Reinforcement corrosion at corners is accelerated because cover is often reduced due to bar bending and tie placement. To mitigate this, engineers specify epoxy‑coated or galvanized bars for the outermost layers in the joint. Stainless steel reinforcement, though expensive, is sometimes used in critical corner details of prestige towers. Cathodic protection systems can also be embedded in the joint for long‑term monitoring.

Thermal Compatibility

High‑rise buildings undergo significant thermal gradients between the interior and exterior faces. Corners and junctions experience differential movement if concrete components have different thermal coefficients. Using a concrete mix with a low coefficient of thermal expansion (e.g., limestone aggregates) helps. In extreme cases, engineers incorporate expansion joints or sliding bearings at beam‑wall connections to accommodate movements without inducing high stresses.

Construction Practices

Formwork and Placement

Corners and junctions require specialized formwork to achieve the desired geometry. For interior corners, collapsible forms or custom‑made metal forms are used to allow stripping without damaging the concrete. It is crucial to ensure that the formwork is leak‑tight to prevent mortar loss at the corner, which can lead to honeycombing. During concrete placement, the pour rate should be controlled to avoid buoyancy of heavy reinforcement. External vibrators are often employed at congested joints to ensure compaction without disturbing the bars.

Cold Joints and Continuity

Construction joints at corners are inevitable due to sequential pours. The surface of the first pour must be roughened and cleaned, and a bonding agent may be applied. For structural continuity, all reinforcement through a construction joint must be continuous or properly lapped. Water‑stop strips are used at joints to prevent water ingress, especially in below‑grade walls. In high‑rise construction, pre‑placed grout around starter bars ensures full contact at the joint.

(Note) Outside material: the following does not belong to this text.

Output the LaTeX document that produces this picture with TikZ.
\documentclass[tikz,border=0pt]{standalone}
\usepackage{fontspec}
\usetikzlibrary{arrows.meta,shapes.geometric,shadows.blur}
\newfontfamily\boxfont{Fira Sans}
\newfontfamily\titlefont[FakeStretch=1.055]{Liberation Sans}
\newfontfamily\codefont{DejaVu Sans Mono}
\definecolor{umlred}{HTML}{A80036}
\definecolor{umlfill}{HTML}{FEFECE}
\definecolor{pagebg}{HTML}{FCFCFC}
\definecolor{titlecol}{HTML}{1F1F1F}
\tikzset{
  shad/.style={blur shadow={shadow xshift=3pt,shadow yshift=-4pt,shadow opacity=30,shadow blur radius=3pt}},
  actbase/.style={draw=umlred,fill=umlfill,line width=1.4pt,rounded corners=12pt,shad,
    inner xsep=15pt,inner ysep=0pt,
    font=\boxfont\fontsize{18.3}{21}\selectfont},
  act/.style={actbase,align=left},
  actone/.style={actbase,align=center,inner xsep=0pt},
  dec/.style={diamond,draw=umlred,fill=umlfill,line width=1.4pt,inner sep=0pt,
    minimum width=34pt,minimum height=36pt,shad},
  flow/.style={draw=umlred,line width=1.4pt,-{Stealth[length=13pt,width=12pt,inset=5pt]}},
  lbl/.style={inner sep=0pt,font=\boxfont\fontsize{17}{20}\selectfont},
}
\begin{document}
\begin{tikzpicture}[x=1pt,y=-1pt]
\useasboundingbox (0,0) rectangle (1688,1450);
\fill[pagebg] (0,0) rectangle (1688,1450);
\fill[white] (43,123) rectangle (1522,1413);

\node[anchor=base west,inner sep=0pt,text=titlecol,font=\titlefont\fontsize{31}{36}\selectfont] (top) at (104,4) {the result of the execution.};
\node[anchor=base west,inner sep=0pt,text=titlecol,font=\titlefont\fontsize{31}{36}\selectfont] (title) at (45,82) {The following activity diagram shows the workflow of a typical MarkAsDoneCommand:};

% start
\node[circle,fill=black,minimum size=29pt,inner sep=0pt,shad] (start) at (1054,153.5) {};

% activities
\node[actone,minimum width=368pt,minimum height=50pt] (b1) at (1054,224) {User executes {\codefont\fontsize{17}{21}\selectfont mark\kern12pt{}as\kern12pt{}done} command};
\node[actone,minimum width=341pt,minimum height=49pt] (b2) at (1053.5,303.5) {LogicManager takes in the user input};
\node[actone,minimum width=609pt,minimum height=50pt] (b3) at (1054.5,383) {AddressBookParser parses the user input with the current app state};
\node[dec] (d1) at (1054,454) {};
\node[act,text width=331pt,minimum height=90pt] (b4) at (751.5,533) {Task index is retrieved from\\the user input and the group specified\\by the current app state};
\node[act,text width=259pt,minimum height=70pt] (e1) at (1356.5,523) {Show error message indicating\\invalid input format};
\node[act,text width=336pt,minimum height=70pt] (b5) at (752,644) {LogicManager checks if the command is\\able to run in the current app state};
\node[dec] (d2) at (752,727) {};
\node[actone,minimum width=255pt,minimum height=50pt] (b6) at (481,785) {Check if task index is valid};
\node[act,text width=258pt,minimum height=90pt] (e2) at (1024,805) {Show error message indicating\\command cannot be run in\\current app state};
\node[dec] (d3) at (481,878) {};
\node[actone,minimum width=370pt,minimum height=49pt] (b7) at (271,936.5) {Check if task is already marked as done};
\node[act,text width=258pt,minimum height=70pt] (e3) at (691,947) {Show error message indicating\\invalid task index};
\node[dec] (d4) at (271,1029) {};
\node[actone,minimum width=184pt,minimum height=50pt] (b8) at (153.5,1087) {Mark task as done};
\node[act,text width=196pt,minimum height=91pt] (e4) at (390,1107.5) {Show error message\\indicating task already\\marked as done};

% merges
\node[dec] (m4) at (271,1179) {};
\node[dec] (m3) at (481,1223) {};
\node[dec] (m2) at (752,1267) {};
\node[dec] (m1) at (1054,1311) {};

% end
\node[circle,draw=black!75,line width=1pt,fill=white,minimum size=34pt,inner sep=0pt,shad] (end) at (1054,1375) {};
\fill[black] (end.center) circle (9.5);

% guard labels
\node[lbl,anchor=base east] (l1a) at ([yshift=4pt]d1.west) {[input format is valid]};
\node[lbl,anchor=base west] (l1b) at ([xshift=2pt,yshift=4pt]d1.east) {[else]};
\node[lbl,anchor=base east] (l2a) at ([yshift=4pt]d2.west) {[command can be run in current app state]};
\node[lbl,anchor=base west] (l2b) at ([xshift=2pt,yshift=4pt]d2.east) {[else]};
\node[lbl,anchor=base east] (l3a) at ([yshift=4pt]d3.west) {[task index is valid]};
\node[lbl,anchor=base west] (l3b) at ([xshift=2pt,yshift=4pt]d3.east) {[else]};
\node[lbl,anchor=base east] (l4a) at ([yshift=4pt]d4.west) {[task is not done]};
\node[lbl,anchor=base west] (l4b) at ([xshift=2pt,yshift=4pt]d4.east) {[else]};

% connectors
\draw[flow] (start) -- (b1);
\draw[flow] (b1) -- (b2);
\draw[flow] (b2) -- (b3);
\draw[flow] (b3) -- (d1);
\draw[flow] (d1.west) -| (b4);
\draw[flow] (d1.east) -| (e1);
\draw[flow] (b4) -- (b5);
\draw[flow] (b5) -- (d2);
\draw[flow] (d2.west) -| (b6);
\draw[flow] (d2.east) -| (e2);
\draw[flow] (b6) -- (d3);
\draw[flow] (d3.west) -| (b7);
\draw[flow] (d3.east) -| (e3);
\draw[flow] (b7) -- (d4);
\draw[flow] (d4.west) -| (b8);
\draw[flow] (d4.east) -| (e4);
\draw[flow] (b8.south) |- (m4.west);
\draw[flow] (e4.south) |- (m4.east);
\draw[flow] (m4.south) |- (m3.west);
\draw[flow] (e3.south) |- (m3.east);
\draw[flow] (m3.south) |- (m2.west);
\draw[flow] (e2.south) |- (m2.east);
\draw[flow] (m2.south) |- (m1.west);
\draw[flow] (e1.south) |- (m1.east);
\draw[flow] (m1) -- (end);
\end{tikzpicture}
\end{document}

Common Challenges and Solutions

One of the most persistent challenges is cracking at the intersection of a slab and a wall due to differential shrinkage. A solution is to place a movement strip (a compressible joint filler) at the slab‑wall interface and reinforce the slab with a secondary mesh that crosses the joint. Another frequent problem is inadequate concrete cover at the outside of a column corner, caused by the bending radius of the stirrup. To address this, designers increase the cover allowance at corners or use bent stirrups with a larger radius.

Corrosion of ties at beam‑column joints is also common, especially if the concrete is porous. Using corrosion‑inhibiting admixtures (e.g., calcium nitrite) in the concrete mix and providing a minimum cover of 50 mm can extend service life. In buildings with exposed concrete corners, a protective silane‑based sealer is applied after curing to reduce moisture ingress.

Conclusion

The design of concrete corners and junctions in high‑rise buildings demands an integrated understanding of structural mechanics, material science, and construction feasibility. By addressing stress concentrations through reinforcement detailing, geometric optimization, and robust seismic provisions, engineers can ensure that these critical details perform safely over the building’s lifetime. The choice of appropriate concrete mixes, protective measures against corrosion, and rigorous quality control during placement further enhance durability. As building heights continue to increase, innovations such as mechanical couplers, high‑performance fiber‑reinforced concrete, and advanced formwork systems will further improve the reliability of these junctions. Ultimately, attention to corner and junction design is not just a technical requirement — it is a fundamental safeguard for the resilience of the world’s tallest structures.